> **Task statement**: Pick out the lines below that include the string "matplotlib".
— Start of Given data —
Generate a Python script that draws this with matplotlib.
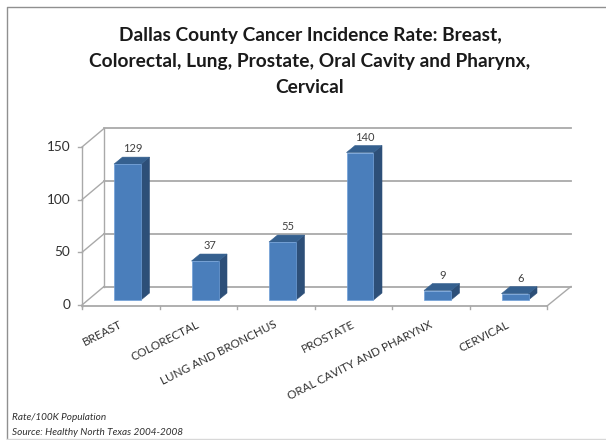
import matplotlib
matplotlib.use("Agg")
import matplotlib.pyplot as plt
from matplotlib.patches import Polygon
from matplotlib.lines import Line2D

categories = ["BREAST", "COLORECTAL", "LUNG AND BRONCHUS", "PROSTATE",
              "ORAL CAVITY AND PHARYNX", "CERVICAL"]
values = [129, 37, 55, 140, 9, 6]
yticks = [0, 50, 100, 150]
title = ("Dallas County Cancer Incidence Rate: Breast,\n"
         "Colorectal, Lung, Prostate, Oral Cavity and Pharynx,\nCervical")
notes = ["Rate/100K Population", "Source: Healthy North Texas 2004-2008"]

W, H = 606, 440
plt.rcParams['font.family'] = ['Lato', 'DejaVu Sans']
fig = plt.figure(figsize=(W / 100, H / 100), dpi=100)

L, R, B, T = 82, 547, 305, 147
ax = fig.add_axes([L / W, 1 - B / H, (R - L) / W, (B - T) / H])
ax.set_xlim(0, 6)
ax.set_ylim(0, 150)
ax.axis("off")
px = 6 / (R - L)
py = 150 / (B - T)

GRID = "#a9a9a9"
wall_dx, wall_dy = 22 * px, 18.5 * py
for t in yticks:
    ax.plot([0, wall_dx], [t, t + wall_dy], color=GRID, lw=1.0, clip_on=False, zorder=1)
    ax.plot([wall_dx, 6 + wall_dx + 2 * px], [t + wall_dy] * 2, color=GRID, lw=1.3,
            clip_on=False, zorder=1)
    ax.plot([-4 * px, 0], [t, t], color=GRID, lw=1.0, clip_on=False, zorder=1)
ax.plot([wall_dx, wall_dx], [wall_dy, 150 + wall_dy], color=GRID, lw=1.0, clip_on=False, zorder=1)
ax.plot([0, 0], [-2 * py, 150], color=GRID, lw=1.0, clip_on=False, zorder=1)
ax.plot([0, 6], [-1 * py, -1 * py], color=GRID, lw=1.3, clip_on=False, zorder=2)
ax.plot([6, 6 + wall_dx + 2 * px], [-1 * py, wall_dy], color=GRID, lw=1.0, clip_on=False, zorder=1)
for i in range(0, 7):
    ax.plot([i, i], [-4 * py, -1 * py], color=GRID, lw=1.0, clip_on=False, zorder=2)

FRONT, TOP, SIDE = "#4a7ebb", "#35608f", "#2d4f78"
bw = 27 * px
dx, dy = 8.5 * px, 7 * py
base = 5 * py
for i, v in enumerate(values):
    x0 = i + 0.5 - bw / 2 + 6.75 * px
    x1 = x0 + bw
    y0, y1 = base, base + v
    ax.add_patch(Polygon([(x0, y0), (x1, y0), (x1, y1), (x0, y1)], fc=FRONT, ec="#6f9fd8",
                         lw=0.5, zorder=4, clip_on=False))
    ax.add_patch(Polygon([(x1, y0), (x1 + dx, y0 + dy), (x1 + dx, y1 + dy), (x1, y1)],
                         fc=SIDE, ec=SIDE, lw=0.4, zorder=3, clip_on=False))
    ax.add_patch(Polygon([(x0, y1), (x1, y1), (x1 + dx, y1 + dy), (x0 + dx, y1 + dy)],
                         fc=TOP, ec=TOP, lw=0.4, zorder=3, clip_on=False))
    ax.text(i + 0.5 + 12 * px, y1 + dy + 3 * py, str(v), ha="center", va="bottom",
            fontsize=8, color="#404040", clip_on=False)
    ax.annotate(categories[i], xy=(i + 0.5 - 2 * px, -14 * py), xytext=(0, 0),
                textcoords="offset points", rotation=27, rotation_mode="anchor",
                ha="right", va="top", fontsize=8.4, color="#303030", annotation_clip=False)

for t in yticks:
    ax.annotate(str(t), xy=(0, t), xytext=(-8.5, 0), textcoords="offset points",
                ha="right", va="center", fontsize=9.8, color="#303030", annotation_clip=False)

fig.text(310 / W, 1 - 61.5 / H, title, ha="center", va="center", fontsize=13.8,
         fontweight="bold", color="#1a1a1a", linespacing=1.65)
fig.text(12 / W, 1 - 417 / H, notes[0], ha="left", va="center", fontsize=7.2,
         style="italic", color="#303030")
fig.text(12 / W, 1 - 432 / H, notes[1], ha="left", va="center", fontsize=7.2,
         style="italic", color="#303030")

fig.add_artist(Line2D([7 / W, 7 / W, 1], [0, 1 - 7 / H, 1 - 7 / H], color="#909090", lw=1.0))
fig.add_artist(Line2D([7 / W, 1], [1 - 438.5 / H] * 2, color="#d8d8d8", lw=1.0))
fig.savefig("out.png", dpi=100)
— End of Given data —
> **Reply**:
Generate a Python script that draws this with matplotlib.
import matplotlib
matplotlib.use("Agg")
import matplotlib.pyplot as plt
from matplotlib.patches import Polygon
from matplotlib.lines import Line2D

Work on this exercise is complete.